'Listen to your animals'
After helping Moose to overcome his sad past, the cat returned the love to his owner in the most remarkable, potentially lifesaving way…
The little three-legged Moose scampering across the floor couldn’t be more
different from the terrified cat who hid for a week when he first arrived at his
new home.
“He was in a bad way when he got here – terrified,” owner, Carol Watson, who adopted him in 2017, recalls.
Moose had been hit by a car and left at a vet’s when he was about two years old. His left hind leg was amputated and he spent a long time in rehabilitation at Blue Cross Thirsk, in North Yorkshire.
Understandably, he was extremely nervous.
But with Carol’s gentle encouragement – progressing later to daily tuna, cuddles and even morning massages – Moose’s confidence started to grow.
“He started to get closer and trust me,” Carol, who had initially only planned to foster Moose before adopting him, explains.
“Bit by bit he started coming out of his shell.”
She continues: “From then on, he’s just been a sweetheart. He’s a real character. You feel utterly privileged that you’re in his orbit. He’s a survivor, but he’s also a bit soppy.”
Their bond has gone from strength to strength.
A few years ago, as Carol sat processing news of her uncle’s death, a tear ran down her cheek. Moose was suddenly by her side.
“He licked the tear off my cheek,” she remembers. “He’s in tune with stuff.”
But nothing quite prepared her for a day in May last year, when Moose flew across the room to claw at her breast – totally out of character for the sweet and gentle boy.
Carol forgot about it until the area became painful, which she first put down to a possible infection.
But following a routine mammogram soon after, she came home one evening to a letter.
Normally Carol would have left reading it until morning, but Moose’s odd behaviour made her open it there and then.
An abnormality had been found and she was due at hospital the next morning for further tests.
A biopsy was taken from the exact same spot that Moose clawed her, and she was soon diagnosed with breast cancer.

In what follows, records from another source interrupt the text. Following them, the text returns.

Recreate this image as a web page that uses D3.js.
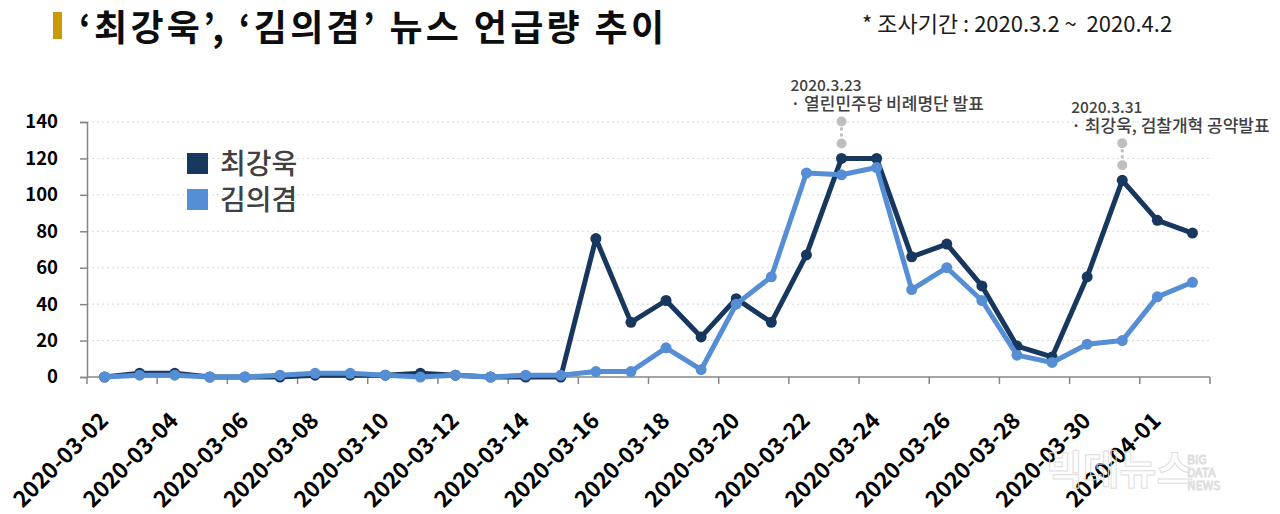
<!DOCTYPE html>
<html>
<head>
<meta charset="utf-8">
<script src="https://cdn.jsdelivr.net/npm/d3@7"></script>
<style>
  body { margin: 0; background: #fff; }
  svg { display: block; font-family: "Noto Sans CJK KR", "Noto Sans", sans-serif; }
</style>
</head>
<body>
<div id="chart"></div>
<script>
// dates 2020-03-02 ~ 2020-04-02
const dates = [
    "2020-03-02", "2020-03-03", "2020-03-04", "2020-03-05", "2020-03-06", "2020-03-07",
    "2020-03-08", "2020-03-09", "2020-03-10", "2020-03-11", "2020-03-12", "2020-03-13",
    "2020-03-14", "2020-03-15", "2020-03-16", "2020-03-17", "2020-03-18", "2020-03-19",
    "2020-03-20", "2020-03-21", "2020-03-22", "2020-03-23", "2020-03-24", "2020-03-25",
    "2020-03-26", "2020-03-27", "2020-03-28", "2020-03-29", "2020-03-30", "2020-03-31",
    "2020-04-01", "2020-04-02"
];
const choiValues = [0, 2, 2, 0, 0, 0, 1, 1, 1, 2, 1, 0, 0, 0, 76, 30, 42, 22, 43, 30, 67, 120, 120, 66, 73, 50, 17, 11, 55, 108, 86, 79];
const kimValues = [0, 1, 1, 0, 0, 1, 2, 2, 1, 0, 1, 0, 1, 1, 3, 3, 16, 4, 40, 55, 112, 111, 115, 48, 60, 42, 12, 8, 18, 20, 44, 52];
const yTicks = [0, 20, 40, 60, 80, 100, 120, 140];
const seriesNames = ["최강욱", "김의겸"];
const seriesColors = ["#17375e", "#558ed5"];
const notes = [
    { date: "2020-03-23", value: 120, title: "2020.3.23", text: "· 열린민주당 비례명단 발표" },
    { date: "2020-03-31", value: 108, title: "2020.3.31", text: "· 최강욱, 검찰개혁 공약발표" }
];

const W = 1280, H = 514;
const svg = d3.select("#chart").append("svg").attr("width", W).attr("height", H);

var x = d3.scaleBand().domain(dates).range([87, 1210]).padding(0);
var y = d3.scaleLinear().domain([0, 140]).range([377, 122]);
const cx = (d) => x(d) + x.bandwidth() / 2;

// title
svg.append("rect").attr("x", 53).attr("y", 12).attr("width", 9).attr("height", 27).attr("fill", "#c99a06");
svg.append("text").attr("x", 79).attr("y", 41)
    .attr("font-size", 36).attr("font-weight", "bold").attr("fill", "#0d0d0d")
    .attr("letter-spacing", 3.3)
    .text("‘최강욱’, ‘김의겸’ 뉴스 언급량 추이");
svg.append("text").attr("x", 862).attr("y", 32)
    .attr("font-size", 22).attr("fill", "#1a1a1a")
    .attr("xml:space", "preserve")
    .text("* 조사기간 : 2020.3.2 ~  2020.4.2");

// grid lines
svg.append("g").selectAll("line").data(yTicks.filter(d => d > 0)).join("line")
    .attr("x1", 87).attr("x2", 1210)
    .attr("y1", d => y(d)).attr("y2", d => y(d))
    .attr("stroke", "#d9d9d9").attr("stroke-width", 1).attr("stroke-dasharray", "2,3");

// y axis
const yAxis = svg.append("g").attr("transform", "translate(87,0)")
    .call(d3.axisLeft(y).tickValues(yTicks).tickSize(7).tickPadding(22));
yAxis.select(".domain").attr("stroke", "#868686").attr("stroke-width", 1.5);
yAxis.selectAll(".tick line").attr("stroke", "#868686").attr("stroke-width", 1.5);
yAxis.selectAll(".tick text").attr("font-size", 18.5).attr("font-weight", "bold")
    .attr("fill", "#000").attr("font-family", "\"Noto Sans CJK KR\", sans-serif");

// x axis
svg.append("line").attr("x1", 87).attr("x2", 1210).attr("y1", y(0)).attr("y2", y(0))
    .attr("stroke", "#868686").attr("stroke-width", 1.5);
const tickPos = dates.filter((d, i) => i % 2 === 0).map(d => x(d)).concat([x.range()[1]]);
svg.append("g").selectAll("line").data(tickPos).join("line")
    .attr("x1", d => d).attr("x2", d => d)
    .attr("y1", y(0)).attr("y2", y(0) + 7)
    .attr("stroke", "#868686").attr("stroke-width", 1.5);
svg.append("g").selectAll("text").data(dates.filter((d, i) => i % 2 === 0)).join("text")
    .attr("transform", d => `translate(${cx(d) + 5},${422}) rotate(-45)`)
    .attr("text-anchor", "end")
    .attr("font-size", 22.5).attr("font-weight", "bold").attr("fill", "#000")
    .text(d => d);

// watermark (logo outline)
const wm = svg.append("g").attr("fill", "none").attr("stroke", "#dedede").attr("stroke-width", 1);
wm.append("text").attr("x", 1046).attr("y", 484).attr("font-size", 40).attr("font-weight", "bold").text("빅데뉴스");
wm.append("text").attr("x", 1187).attr("y", 464).attr("font-size", 12)
    .selectAll("tspan").data(["BIG", "DATA", "NEWS"]).join("tspan")
    .attr("x", 1187).attr("dy", (d, i) => i ? 13 : 0).text(d => d);

// lines
const line = d3.line().x((d, i) => cx(dates[i])).y(d => y(d));
[choiValues, kimValues].forEach((vals, k) => {
    svg.append("path").datum(vals).attr("d", line)
        .attr("fill", "none").attr("stroke", seriesColors[k])
        .attr("stroke-width", 5).attr("stroke-linejoin", "round");
    svg.append("g").selectAll("circle").data(vals).join("circle")
        .attr("cx", (d, i) => cx(dates[i])).attr("cy", d => y(d))
        .attr("r", 5.5).attr("fill", seriesColors[k]);
});

// annotations
notes.forEach((n) => {
    const px = cx(n.date);
    const top = y(n.value) - 37, bot = y(n.value) - 15;
    svg.append("line").attr("x1", px).attr("x2", px).attr("y1", top).attr("y2", bot)
        .attr("stroke", "#bfbfbf").attr("stroke-width", 3).attr("stroke-dasharray", "3,3");
    svg.append("circle").attr("cx", px).attr("cy", top).attr("r", 5).attr("fill", "#bfbfbf");
    svg.append("circle").attr("cx", px).attr("cy", bot).attr("r", 5).attr("fill", "#bfbfbf");
    svg.append("text").attr("x", px - 51).attr("y", top - 30)
        .attr("font-size", 15.5).attr("font-weight", 500).attr("fill", "#404040").text(n.title);
    svg.append("text").attr("x", px - 51).attr("y", top - 11)
        .attr("font-size", 17).attr("font-weight", 500).attr("fill", "#404040").text(n.text);
});

// legend
const legend = svg.append("g");
seriesNames.forEach((name, i) => {
    legend.append("rect").attr("x", 187).attr("y", 153 + i * 36).attr("width", 21).attr("height", 21)
        .attr("fill", seriesColors[i]);
    legend.append("text").attr("x", 220).attr("y", 174 + i * 36)
        .attr("font-size", 28).attr("font-weight", 500).attr("fill", "#404040").text(name);
});
</script>
</body>
</html>
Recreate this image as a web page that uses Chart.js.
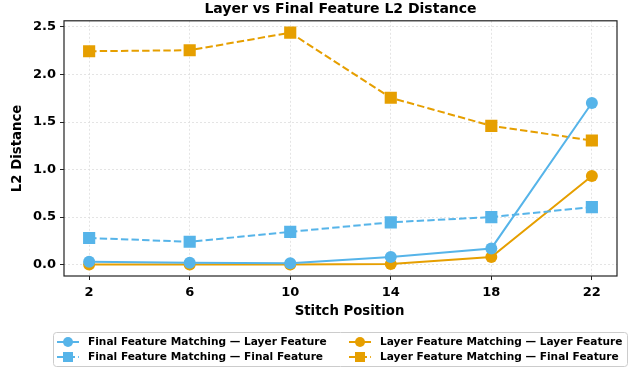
<!DOCTYPE html>
<html><head><meta charset="utf-8">
<script src="https://cdn.jsdelivr.net/npm/chart.js@4/dist/chart.umd.min.js"></script>
<style>html,body{margin:0;padding:0;background:#fff}#wrap{width:636px;height:368px}</style>
</head><body><div id="wrap"><canvas id="c" width="636" height="368"></canvas></div>
<script>
const stitchPositions = [2, 6, 10, 14, 18, 22];
const finalMatchLayerFeat = [0.03, 0.02, 0.015, 0.08, 0.17, 1.70];
const finalMatchFinalFeat = [0.28, 0.24, 0.345, 0.445, 0.50, 0.605];
const layerMatchLayerFeat = [0.0, 0.0, 0.0, 0.005, 0.08, 0.932];
const layerMatchFinalFeat = [2.245, 2.255, 2.44, 1.755, 1.46, 1.306];
const yTicks = [0, 0.5, 1.0, 1.5, 2.0, 2.5];
const seriesNames = ['Final Feature Matching \u2014 Layer Feature','Final Feature Matching \u2014 Final Feature','Layer Feature Matching \u2014 Layer Feature','Layer Feature Matching \u2014 Final Feature'];
const chartTitle = 'Layer vs Final Feature L2 Distance';
const xLabel = 'Stitch Position';
const yLabel = 'L2 Distance';

const BLUE = '#56B4E9', ORANGE = '#E69F00';
const FONT = "'DejaVu Sans', sans-serif";
const toPts = arr => arr.map((v, i) => ({x: stitchPositions[i], y: v}));

function ds(label, data, color, style, dashed) {
  return {label, data: toPts(data), borderColor: color, backgroundColor: color,
    borderWidth: 2, borderDash: dashed ? [7.4, 3.2] : [], pointStyle: style,
    pointRadius: style === 'rect' ? 8.6 : 6, pointHoverRadius: style === 'rect' ? 8.6 : 6,
    pointBorderWidth: 0, tension: 0, fill: false, _dashed: dashed};
}

const legendPlugin = {
  id: 'customLegend',
  afterDraw(chart) {
    const ctx = chart.ctx;
    ctx.save();
    // x-axis label
    ctx.fillStyle = '#000'; ctx.font = "bold 13.3px " + FONT; ctx.textAlign = 'center'; ctx.textBaseline = 'middle';
    ctx.fillText(xLabel, 349.5, 312);
    // legend box
    ctx.strokeStyle = '#cccccc'; ctx.lineWidth = 1;
    const bx = 53.5, by = 332.5, bw = 574, bh = 34, r = 3;
    ctx.beginPath();
    ctx.moveTo(bx + r, by); ctx.lineTo(bx + bw - r, by); ctx.arcTo(bx + bw, by, bx + bw, by + r, r);
    ctx.lineTo(bx + bw, by + bh - r); ctx.arcTo(bx + bw, by + bh, bx + bw - r, by + bh, r);
    ctx.lineTo(bx + r, by + bh); ctx.arcTo(bx, by + bh, bx, by + bh - r, r);
    ctx.lineTo(bx, by + r); ctx.arcTo(bx, by, bx + r, by, r); ctx.closePath(); ctx.stroke();
    const pos = [[57, 342], [57, 357], [349, 342], [349, 357]];
    chart.data.datasets.forEach((d, i) => {
      const [x, y] = pos[i];
      ctx.strokeStyle = d.borderColor; ctx.lineWidth = 2;
      ctx.setLineDash(d._dashed ? [7.4, 3.2] : []);
      ctx.beginPath(); ctx.moveTo(x, y); ctx.lineTo(x + 22, y); ctx.stroke();
      ctx.setLineDash([]);
      ctx.fillStyle = d.backgroundColor;
      if (d.pointStyle === 'rect') { ctx.fillRect(x + 11 - 5, y - 5, 10, 10); }
      else { ctx.beginPath(); ctx.arc(x + 11, y, 5, 0, Math.PI * 2); ctx.fill(); }
      ctx.fillStyle = '#000'; ctx.font = "bold 10.6px " + FONT; ctx.textBaseline = 'middle'; ctx.textAlign = 'left';
      ctx.fillText(d.label, x + 31, y + 0.5);
    });
    const a = chart.chartArea;
    ctx.strokeStyle = '#222'; ctx.lineWidth = 1.2;
    ctx.strokeRect(a.left, a.top, a.right - a.left, a.bottom - a.top);
    ctx.restore();
  }
};

new Chart(document.getElementById('c'), {
  type: 'line',
  data: {datasets: [
    ds(seriesNames[0], finalMatchLayerFeat, BLUE, 'circle', false),
    ds(seriesNames[1], finalMatchFinalFeat, BLUE, 'rect', true),
    ds(seriesNames[2], layerMatchLayerFeat, ORANGE, 'circle', false),
    ds(seriesNames[3], layerMatchFinalFeat, ORANGE, 'rect', true)
  ]},
  options: {
    responsive: false, animation: false, devicePixelRatio: 1,
    layout: {padding: {left: 0, right: 19, top: 0, bottom: 44}},
    plugins: {
      legend: {display: false}, tooltip: {enabled: false},
      title: {display: true, text: chartTitle, color: '#000', fullSize: false,
        font: {family: FONT, size: 14, weight: 'bold'}, padding: {top: 1, bottom: 3}}
    },
    scales: {
      x: {type: 'linear', min: 1, max: 23,
        afterFit(s) { s.height = 48; },
        afterBuildTicks(s) { s.ticks = stitchPositions.map(v => ({value: v})); },
        grid: {color: '#dddddd', lineWidth: 0.8, tickColor: '#222', tickLength: 4, tickBorderDash: [], tickWidth: 1},
        border: {display: false, dash: [2, 2]},
        ticks: {color: '#000', font: {family: FONT, size: 13, weight: 'bold'}, padding: 5, maxRotation: 0},
        title: {display: false}
      },
      y: {type: 'linear', min: -0.12, max: 2.565,
        afterFit(s) { s.width = 64; },
        afterBuildTicks(s) { s.ticks = yTicks.map(v => ({value: v})); },
        grid: {color: '#dddddd', lineWidth: 0.8, tickColor: '#222', tickLength: 4, tickBorderDash: [], tickWidth: 1},
        border: {display: false, dash: [2, 2]},
        ticks: {color: '#000', font: {family: FONT, size: 13, weight: 'bold'}, padding: 4, callback: v => v.toFixed(1)},
        title: {display: true, text: yLabel, color: '#000', font: {family: FONT, size: 13.3, weight: 'bold'}, padding: {top: 10, bottom: 0}}
      }
    }
  },
  plugins: [legendPlugin]
});
</script></body></html>
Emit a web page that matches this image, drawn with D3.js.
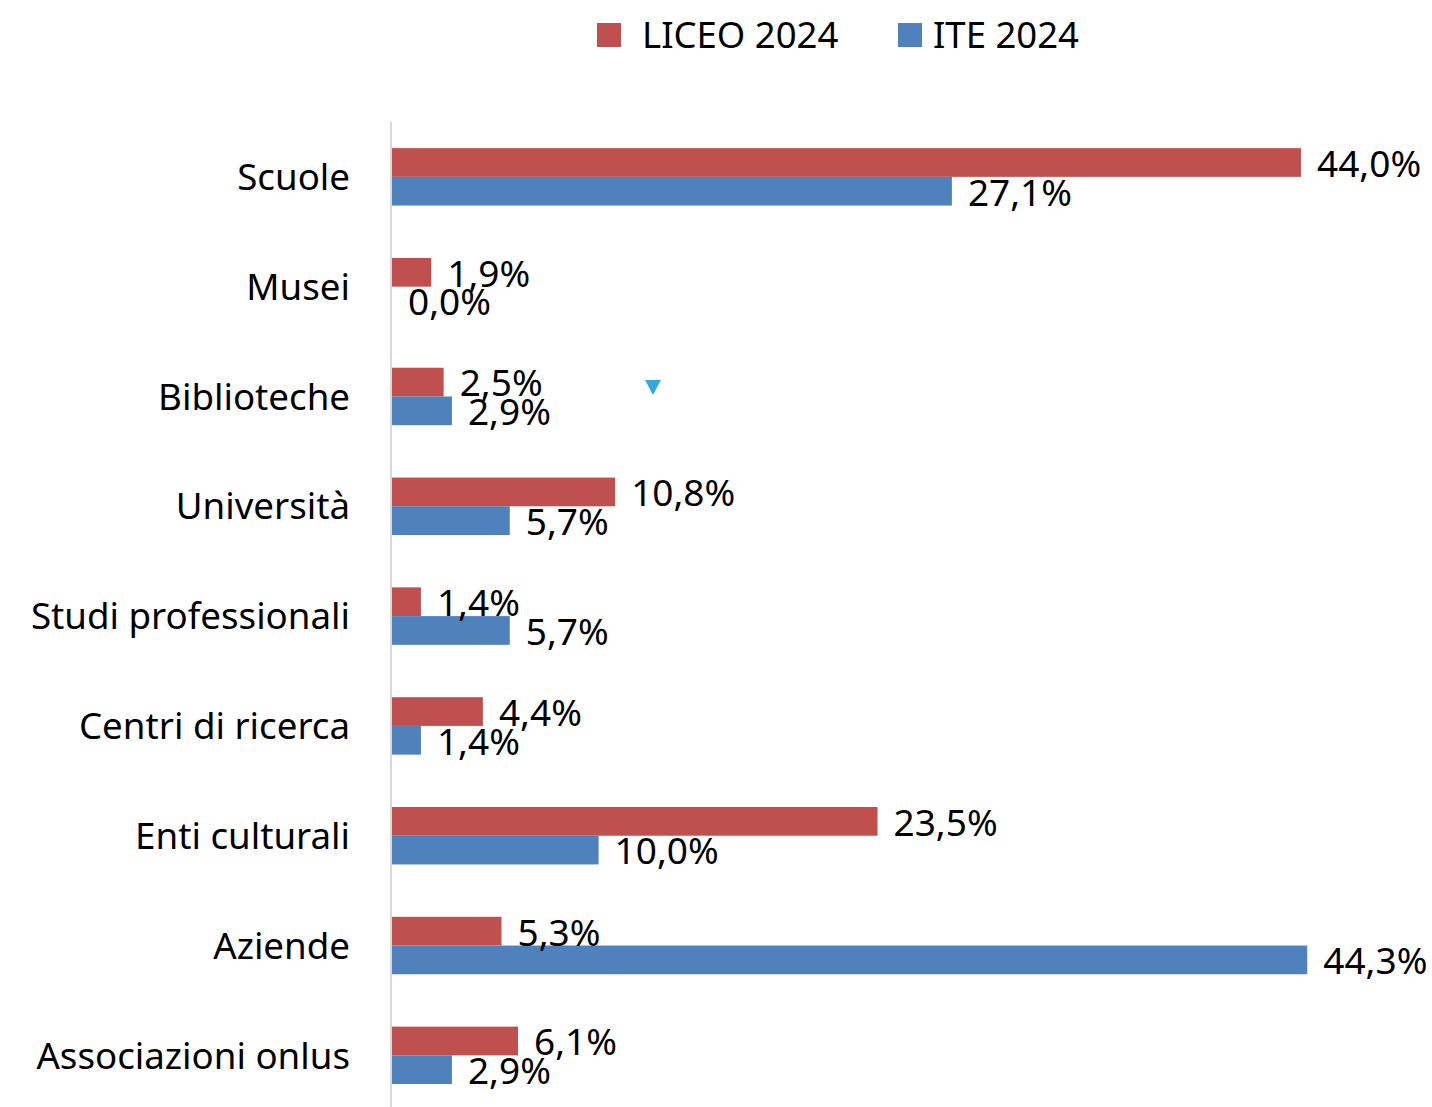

Carol says: “Without Moose, I wouldn’t have opened that letter, so I’d have missed that appointment.
“I would have got treatment, I would have had surgery, but not as fast. And it was a fast-growing cancer. I’m eternally grateful. He’s not behaved like that before or since.
“Listen to your animals. They’ve got skills we do not understand, and they should be respected.”
Moose has since been a fantastic support to Carol while she receives chemotherapy, cuddling up to her each evening.
She adds: “I’ve rescued him, but he’s rescued me. They rescue you, without you realising you needed it.”